Tu jakaś joga, tam jakieś coś z masą ciała, a do tego np. maczugi..
Wymyślić 4-6 ćwiczeń + 4 kroki do nich i już mamy nowy program..
Czym specjalnym różni się takie COMMANDO od SURVIVAL?
Z drugiej strony - jest w czym wybierać, jak komuś taki system przypasuje, to całe życie może nim jechać
#9
Napisano 31 grudnia 2012 - 09:24
Co do całej otoczki, muszę was rozczarować jest prawdziwa. Poszukajcie jego pierwszych nagrań "Zdorovye, natural slavic health system" - nagrywany podczas jego pobytu w Rosji. Zresztą większość jego programów czerpie z rosyjskiego Sambo i Sistiemy. Po za tym innymi trenerami Tacfitu, są między innymi:
Ryan Murdock - podróżnik, http://ryanmurdock.com/ stąd ta otoczka mnichów i starożytnej kultury.
Joe Wilson - mnóstwo czarnych pasów, pobyt w Chinach
Zresztą nie chce mi się aż tyle rozpisywać. To zależne jest od celów. Kto chce niech spróbuje i sam się przekona czy to dla niego zamiast za dużo myśleć i analizować. Timer jest do rozwiązania, bo ja nieraz go stosuje a nieraz robie circuity. Dla mnie trening ze "Skazanego" był nudny i nie dawał mi takich efektów jakie chciałem po prostu popatrzcie na dział fotek, tam wrzucę efekty swojego TACFITU
#10
Napisano 31 grudnia 2012 - 14:54
Czy to Wade siedział w więzieniu pół życia, czy 24h w areszcie, czy w ogóle istnieje! - nie wnikam. Oceniam to co mnie interesuje - akurat tutaj merytorycznie mnie ciekawi.

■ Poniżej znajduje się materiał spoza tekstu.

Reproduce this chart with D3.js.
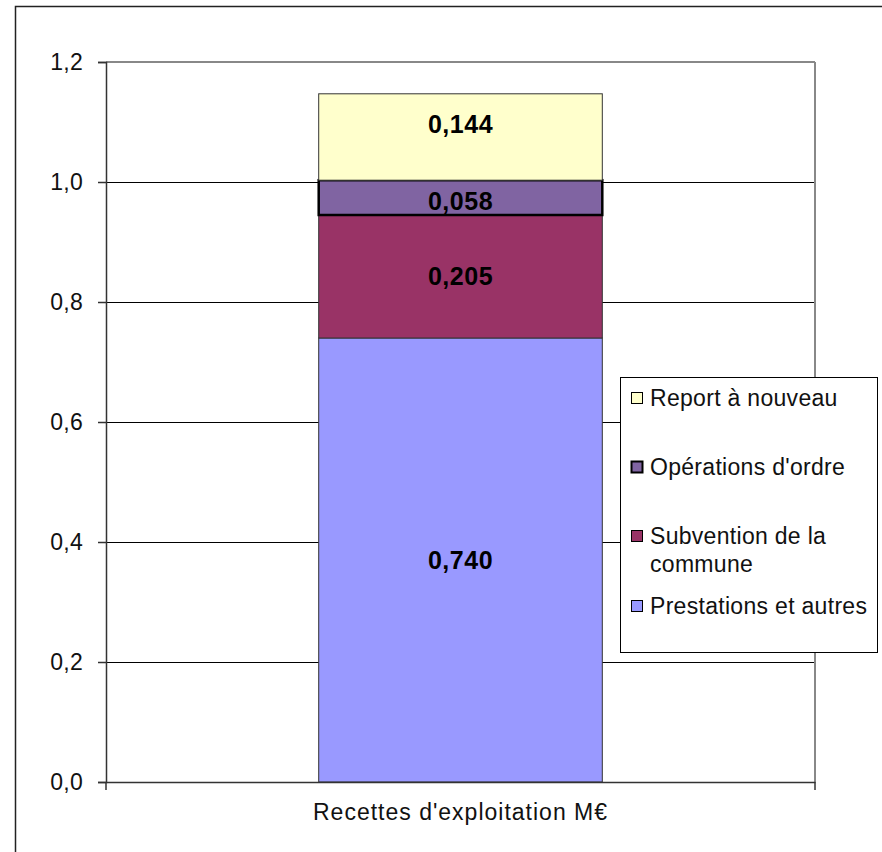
<!DOCTYPE html>
<html>
<head>
<meta charset="utf-8">
<script src="https://cdn.jsdelivr.net/npm/d3@7"></script>
<style>
html, body { margin: 0; padding: 0; background: #fff; }
svg { display: block; }
text { font-family: "Liberation Sans", Arial, sans-serif; }
</style>
</head>
<body>
<svg id="chart" width="882" height="852"></svg>
<script>
const categories = ["Recettes d'exploitation M€"];
const seriesNames = ["Prestations et autres", "Subvention de la commune", "Opérations d'ordre", "Report à nouveau"];
const seriesValues = [0.740, 0.205, 0.058, 0.144];
const valueLabels = ["0,740", "0,205", "0,058", "0,144"];
const seriesColors = ["#9999FF", "#993366", "#8064A2", "#FFFFCC"];
const yTicks = [0, 0.2, 0.4, 0.6, 0.8, 1.0, 1.2];
const legendOrder = ["Report à nouveau", "Opérations d'ordre", "Subvention de la commune", "Prestations et autres"];

const svg = d3.select("#chart");
const L = 106, R = 815, T = 62, B = 782;
const fmt = d => d3.format(".1f")(d).replace(".", ",");

// outer frame
svg.append("rect").attr("x", 15.5).attr("y", 6.5).attr("width", 1000).attr("height", 1000)
  .attr("fill", "none").attr("stroke", "#222").attr("stroke-width", 1.5);

const y = d3.scaleLinear().domain([0, 1.2]).range([B, T]);
const x = d3.scaleBand().domain(categories).range([L, R]).paddingInner(0.6).paddingOuter(0.3);

// gridlines
svg.append("g").selectAll("line").data(yTicks.filter(t => t > 0 && t < 1.2)).join("line")
  .attr("x1", L).attr("x2", R).attr("y1", d => Math.round(y(d)) + 0.5).attr("y2", d => Math.round(y(d)) + 0.5)
  .attr("stroke", "#000").attr("stroke-width", 1);

// plot border top & right
svg.append("line").attr("x1", L).attr("x2", R).attr("y1", T).attr("y2", T).attr("stroke", "#888").attr("stroke-width", 2);
svg.append("line").attr("x1", R).attr("x2", R).attr("y1", T).attr("y2", B).attr("stroke", "#888").attr("stroke-width", 2);

// stacked bar
const row = {cat: categories[0]};
seriesNames.forEach((s, i) => row[s] = seriesValues[i]);
const stack = d3.stack().keys(seriesNames)([row]);

const bars = svg.append("g");
stack.forEach((layer, i) => {
  const d = layer[0];
  const isOrd = i === 2;
  bars.append("rect")
    .attr("x", x(d.data.cat))
    .attr("width", x.bandwidth())
    .attr("y", y(d[1]))
    .attr("height", y(d[0]) - y(d[1]))
    .attr("fill", seriesColors[i])
    .attr("stroke", isOrd ? "#000" : "#333")
    .attr("stroke-width", isOrd ? 2.5 : 1);
});
stack.forEach((layer, i) => {
  const d = layer[0];
  const cy = (y(d[0]) + y(d[1])) / 2 + (i === 3 ? -13 : (i === 2 ? 4 : 0));
  bars.append("text")
    .attr("x", x(d.data.cat) + x.bandwidth() / 2)
    .attr("y", cy)
    .attr("dy", "0.35em")
    .attr("text-anchor", "middle")
    .attr("font-size", 25).attr("font-weight", "bold")
    .attr("letter-spacing", 0.5)
    .attr("fill", "#000")
    .text(valueLabels[i]);
});

// y axis
const yAxis = svg.append("g").attr("transform", `translate(${L},0)`)
  .call(d3.axisLeft(y).tickValues(yTicks).tickFormat(fmt).tickSize(8).tickPadding(15));
yAxis.select(".domain").attr("stroke", "#333").attr("stroke-width", 1.5);
yAxis.selectAll(".tick line").attr("stroke", "#333").attr("stroke-width", 1.5);
yAxis.selectAll(".tick text").attr("font-size", 23).attr("fill", "#111")
  .attr("letter-spacing", 0.3).attr("font-family", "'Liberation Sans', Arial, sans-serif");

// x axis
const xAxis = svg.append("g").attr("transform", `translate(0,${B})`)
  .call(d3.axisBottom(x).tickSize(0).tickPadding(22));
xAxis.select(".domain").attr("stroke", "#333").attr("stroke-width", 1.5);
xAxis.selectAll(".tick text").attr("font-size", 23).attr("fill", "#111")
  .attr("letter-spacing", 1.0).attr("font-family", "'Liberation Sans', Arial, sans-serif");
xAxis.selectAll("line.edge").data(x.range()).join("line").attr("class", "edge")
  .attr("x1", d => d).attr("x2", d => d).attr("y1", 0).attr("y2", 8)
  .attr("stroke", "#333").attr("stroke-width", 1.5);

// legend
const lg = svg.append("g");
lg.append("rect").attr("x", 620.5).attr("y", 377.5).attr("width", 257).attr("height", 275)
  .attr("fill", "#fff").attr("stroke", "#000").attr("stroke-width", 1);
const legendY = [398, 467, 536, 606];
legendOrder.forEach((name, k) => {
  const i = seriesNames.indexOf(name);
  const yy = legendY[k];
  const isOrd = i === 2;
  lg.append("rect").attr("x", 631.5).attr("y", yy - 5.5).attr("width", 11).attr("height", 11)
    .attr("fill", seriesColors[i]).attr("stroke", "#000").attr("stroke-width", isOrd ? 2 : 1);
  const t = lg.append("text").attr("x", 650).attr("y", yy).attr("dy", "0.35em")
    .attr("font-size", 23).attr("letter-spacing", 0.3).attr("fill", "#111");
  if (name === "Subvention de la commune") {
    t.append("tspan").attr("x", 650).text("Subvention de la");
    t.append("tspan").attr("x", 650).attr("dy", 28).text("commune");
  } else {
    t.text(name);
  }
});
</script>
</body>
</html>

Jak trzymać się podziału na cele treningowe, to:
Lafay - sylwetka
Wade - siła + związana z nią umiejętność panowania nad swoim ciałem - pistolet, podciąganie jednorącz, pompka jednorącz, itd..
Tsatsouline - siła jako umiejętność
Enamait - kondycja, siła, eksplozywność - bardzo przekrojowo, nie ma jakichś specjalizacji.
Sonnon - hmm.... zdrowie! Ruchomość w stawach!
Tak bym to podsumował..
Pewnie kogoś pominąłem.
Każdy program wpływa na wszystko, ale główny naciska chyba taki jest, jak napisałem.
Przy ogarnięciu posiłków, to i ciało będzie się wizualnie zmieniać.
Żeby nie robić off topa, to może jeszcze ktoś coś z Sonnona robił?
Po kilku powtórzeniach flowfit człowiek jest dosyć fajnie rozgrzany.
W tych swoich programach bodyweight łączy on podstawowe ćwiczenia (często nieco udziwnione - nie oceniam, czy to dobrze, czy źle), z rozciąganiem, czy elementami jogi.
Pole manewru jest spore, także kolejne programy pewnie czekają w szufladzie.
Firefighter: First Alarm!
To ma w sobie chyba masę ciała, kettle i maczugi
#11
Napisano 26 stycznia 2013 - 10:31
#12
Napisano 26 stycznia 2013 - 10:57
#17
Napisano 27 stycznia 2013 - 20:15
Jest sobie Jasiu, który nie ma kontaktu ze sportem poza lekcjami WF'u, na których wszystko go boli.
Specjalnie nie odstaje, ale też nie wychyla się...
Co byś Jasiowi polecił? Na najbliższe 100lat??
A każdy zainteresowany już się jakoś wstrzeli w odpowiednie miejsce
Początek to pewnie jakieś zestawy do pracy nad mobilnością stawów, potem joga, a potem pewnie jakieś połączenia" kali+joga (których jest pełno).
Głęboko w to nie wnikałem, tak tylko zapoznałem się nieco z niektórymi programami
Czekamy Lucluca!
#18
Napisano 28 stycznia 2013 - 17:01
#20
Napisano 29 stycznia 2013 - 07:48
Weź program i przetestuj go na sobie, ręczę za Sonnona, bo to trener z olbrzymią wiedzą.